▶ **Problem to work on**:
Every record that follows must be duplicated exactly, with images left out.

-- Start Excerpted records --

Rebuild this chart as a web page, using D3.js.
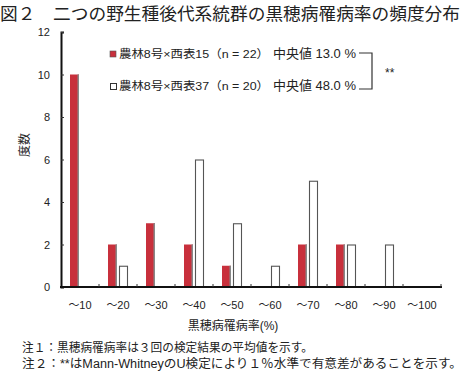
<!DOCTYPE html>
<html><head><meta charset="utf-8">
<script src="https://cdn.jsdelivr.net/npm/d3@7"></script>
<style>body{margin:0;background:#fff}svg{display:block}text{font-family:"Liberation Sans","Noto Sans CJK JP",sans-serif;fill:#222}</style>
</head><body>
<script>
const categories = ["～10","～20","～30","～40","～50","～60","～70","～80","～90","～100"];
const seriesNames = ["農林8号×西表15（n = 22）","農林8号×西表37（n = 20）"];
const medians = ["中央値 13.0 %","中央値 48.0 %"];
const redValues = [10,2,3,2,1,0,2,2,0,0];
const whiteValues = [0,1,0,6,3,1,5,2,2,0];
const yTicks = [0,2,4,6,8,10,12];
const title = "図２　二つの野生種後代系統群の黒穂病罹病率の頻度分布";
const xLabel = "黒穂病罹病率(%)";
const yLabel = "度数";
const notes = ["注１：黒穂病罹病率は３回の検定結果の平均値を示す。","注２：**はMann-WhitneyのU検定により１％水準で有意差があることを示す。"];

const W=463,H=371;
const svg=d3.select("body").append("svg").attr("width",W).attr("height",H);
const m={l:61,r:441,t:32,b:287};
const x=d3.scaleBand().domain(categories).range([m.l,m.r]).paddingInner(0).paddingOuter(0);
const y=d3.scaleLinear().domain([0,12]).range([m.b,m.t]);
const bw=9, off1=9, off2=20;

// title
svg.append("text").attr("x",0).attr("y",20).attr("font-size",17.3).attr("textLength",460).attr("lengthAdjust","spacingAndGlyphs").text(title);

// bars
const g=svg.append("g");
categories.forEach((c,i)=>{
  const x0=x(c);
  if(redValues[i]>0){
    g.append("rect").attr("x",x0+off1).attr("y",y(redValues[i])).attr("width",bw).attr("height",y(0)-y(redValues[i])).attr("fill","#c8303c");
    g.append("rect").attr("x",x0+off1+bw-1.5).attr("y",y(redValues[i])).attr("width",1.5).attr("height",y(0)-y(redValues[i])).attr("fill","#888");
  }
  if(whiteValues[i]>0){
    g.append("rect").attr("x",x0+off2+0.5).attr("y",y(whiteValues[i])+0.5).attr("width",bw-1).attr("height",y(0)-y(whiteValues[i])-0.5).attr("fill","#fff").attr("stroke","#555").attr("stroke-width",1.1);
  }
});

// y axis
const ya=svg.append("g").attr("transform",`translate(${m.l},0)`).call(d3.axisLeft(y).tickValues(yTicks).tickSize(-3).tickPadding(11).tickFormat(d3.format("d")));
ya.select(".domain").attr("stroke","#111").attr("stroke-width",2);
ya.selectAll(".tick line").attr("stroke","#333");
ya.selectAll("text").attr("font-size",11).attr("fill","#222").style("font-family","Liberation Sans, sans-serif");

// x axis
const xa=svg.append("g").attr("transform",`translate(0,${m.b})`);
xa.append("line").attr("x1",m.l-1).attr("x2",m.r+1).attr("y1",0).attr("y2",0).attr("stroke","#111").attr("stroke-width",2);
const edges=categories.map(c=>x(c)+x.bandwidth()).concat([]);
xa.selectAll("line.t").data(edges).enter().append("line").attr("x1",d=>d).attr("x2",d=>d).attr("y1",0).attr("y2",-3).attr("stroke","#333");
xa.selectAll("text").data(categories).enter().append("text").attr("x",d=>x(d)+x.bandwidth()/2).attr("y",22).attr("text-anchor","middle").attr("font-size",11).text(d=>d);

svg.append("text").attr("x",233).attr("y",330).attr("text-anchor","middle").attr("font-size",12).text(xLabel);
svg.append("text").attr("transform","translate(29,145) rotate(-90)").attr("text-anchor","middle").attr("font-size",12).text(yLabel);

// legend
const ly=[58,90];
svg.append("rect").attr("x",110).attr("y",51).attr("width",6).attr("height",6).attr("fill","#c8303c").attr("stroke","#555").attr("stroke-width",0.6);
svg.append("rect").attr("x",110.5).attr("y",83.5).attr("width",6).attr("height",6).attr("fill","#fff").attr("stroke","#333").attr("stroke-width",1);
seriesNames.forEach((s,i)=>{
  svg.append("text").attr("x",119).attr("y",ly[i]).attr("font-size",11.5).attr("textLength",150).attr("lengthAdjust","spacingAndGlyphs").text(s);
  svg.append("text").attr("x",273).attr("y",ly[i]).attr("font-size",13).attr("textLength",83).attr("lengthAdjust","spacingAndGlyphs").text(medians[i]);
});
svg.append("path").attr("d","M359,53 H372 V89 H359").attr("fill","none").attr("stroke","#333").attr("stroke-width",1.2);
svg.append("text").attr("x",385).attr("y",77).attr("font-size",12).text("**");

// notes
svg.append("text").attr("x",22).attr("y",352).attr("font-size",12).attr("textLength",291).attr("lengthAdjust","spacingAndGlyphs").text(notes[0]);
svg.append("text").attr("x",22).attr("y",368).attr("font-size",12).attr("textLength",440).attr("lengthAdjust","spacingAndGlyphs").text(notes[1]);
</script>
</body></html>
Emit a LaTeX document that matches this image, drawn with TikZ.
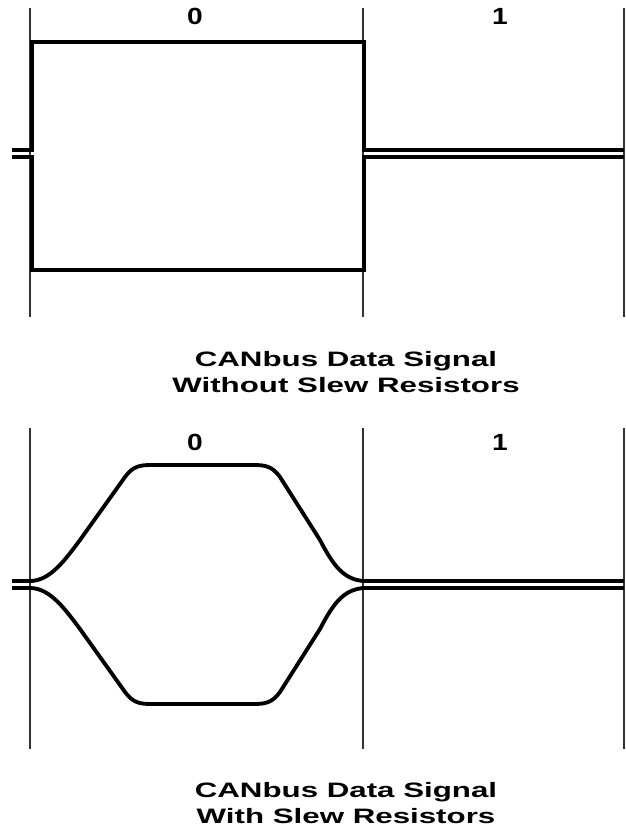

-- End Excerpted records --

▶ **Result**:
Rebuild this chart as a web page, using D3.js.
<!DOCTYPE html>
<html><head><meta charset="utf-8">
<script src="https://cdn.jsdelivr.net/npm/d3@7"></script>
<style>body{margin:0;background:#fff}svg{display:block}text{font-family:"Liberation Sans","Noto Sans CJK JP",sans-serif;fill:#222}</style>
</head><body>
<script>
const categories = ["～10","～20","～30","～40","～50","～60","～70","～80","～90","～100"];
const seriesNames = ["農林8号×西表15（n = 22）","農林8号×西表37（n = 20）"];
const medians = ["中央値 13.0 %","中央値 48.0 %"];
const redValues = [10,2,3,2,1,0,2,2,0,0];
const whiteValues = [0,1,0,6,3,1,5,2,2,0];
const yTicks = [0,2,4,6,8,10,12];
const title = "図２　二つの野生種後代系統群の黒穂病罹病率の頻度分布";
const xLabel = "黒穂病罹病率(%)";
const yLabel = "度数";
const notes = ["注１：黒穂病罹病率は３回の検定結果の平均値を示す。","注２：**はMann-WhitneyのU検定により１％水準で有意差があることを示す。"];

const W=463,H=371;
const svg=d3.select("body").append("svg").attr("width",W).attr("height",H);
const m={l:61,r:441,t:32,b:287};
const x=d3.scaleBand().domain(categories).range([m.l,m.r]).paddingInner(0).paddingOuter(0);
const y=d3.scaleLinear().domain([0,12]).range([m.b,m.t]);
const bw=9, off1=9, off2=20;

// title
svg.append("text").attr("x",0).attr("y",20).attr("font-size",17.3).attr("textLength",460).attr("lengthAdjust","spacingAndGlyphs").text(title);

// bars
const g=svg.append("g");
categories.forEach((c,i)=>{
  const x0=x(c);
  if(redValues[i]>0){
    g.append("rect").attr("x",x0+off1).attr("y",y(redValues[i])).attr("width",bw).attr("height",y(0)-y(redValues[i])).attr("fill","#c8303c");
    g.append("rect").attr("x",x0+off1+bw-1.5).attr("y",y(redValues[i])).attr("width",1.5).attr("height",y(0)-y(redValues[i])).attr("fill","#888");
  }
  if(whiteValues[i]>0){
    g.append("rect").attr("x",x0+off2+0.5).attr("y",y(whiteValues[i])+0.5).attr("width",bw-1).attr("height",y(0)-y(whiteValues[i])-0.5).attr("fill","#fff").attr("stroke","#555").attr("stroke-width",1.1);
  }
});

// y axis
const ya=svg.append("g").attr("transform",`translate(${m.l},0)`).call(d3.axisLeft(y).tickValues(yTicks).tickSize(-3).tickPadding(11).tickFormat(d3.format("d")));
ya.select(".domain").attr("stroke","#111").attr("stroke-width",2);
ya.selectAll(".tick line").attr("stroke","#333");
ya.selectAll("text").attr("font-size",11).attr("fill","#222").style("font-family","Liberation Sans, sans-serif");

// x axis
const xa=svg.append("g").attr("transform",`translate(0,${m.b})`);
xa.append("line").attr("x1",m.l-1).attr("x2",m.r+1).attr("y1",0).attr("y2",0).attr("stroke","#111").attr("stroke-width",2);
const edges=categories.map(c=>x(c)+x.bandwidth()).concat([]);
xa.selectAll("line.t").data(edges).enter().append("line").attr("x1",d=>d).attr("x2",d=>d).attr("y1",0).attr("y2",-3).attr("stroke","#333");
xa.selectAll("text").data(categories).enter().append("text").attr("x",d=>x(d)+x.bandwidth()/2).attr("y",22).attr("text-anchor","middle").attr("font-size",11).text(d=>d);

svg.append("text").attr("x",233).attr("y",330).attr("text-anchor","middle").attr("font-size",12).text(xLabel);
svg.append("text").attr("transform","translate(29,145) rotate(-90)").attr("text-anchor","middle").attr("font-size",12).text(yLabel);

// legend
const ly=[58,90];
svg.append("rect").attr("x",110).attr("y",51).attr("width",6).attr("height",6).attr("fill","#c8303c").attr("stroke","#555").attr("stroke-width",0.6);
svg.append("rect").attr("x",110.5).attr("y",83.5).attr("width",6).attr("height",6).attr("fill","#fff").attr("stroke","#333").attr("stroke-width",1);
seriesNames.forEach((s,i)=>{
  svg.append("text").attr("x",119).attr("y",ly[i]).attr("font-size",11.5).attr("textLength",150).attr("lengthAdjust","spacingAndGlyphs").text(s);
  svg.append("text").attr("x",273).attr("y",ly[i]).attr("font-size",13).attr("textLength",83).attr("lengthAdjust","spacingAndGlyphs").text(medians[i]);
});
svg.append("path").attr("d","M359,53 H372 V89 H359").attr("fill","none").attr("stroke","#333").attr("stroke-width",1.2);
svg.append("text").attr("x",385).attr("y",77).attr("font-size",12).text("**");

// notes
svg.append("text").attr("x",22).attr("y",352).attr("font-size",12).attr("textLength",291).attr("lengthAdjust","spacingAndGlyphs").text(notes[0]);
svg.append("text").attr("x",22).attr("y",368).attr("font-size",12).attr("textLength",440).attr("lengthAdjust","spacingAndGlyphs").text(notes[1]);
</script>
</body></html>
Emit a LaTeX document that matches this image, drawn with TikZ.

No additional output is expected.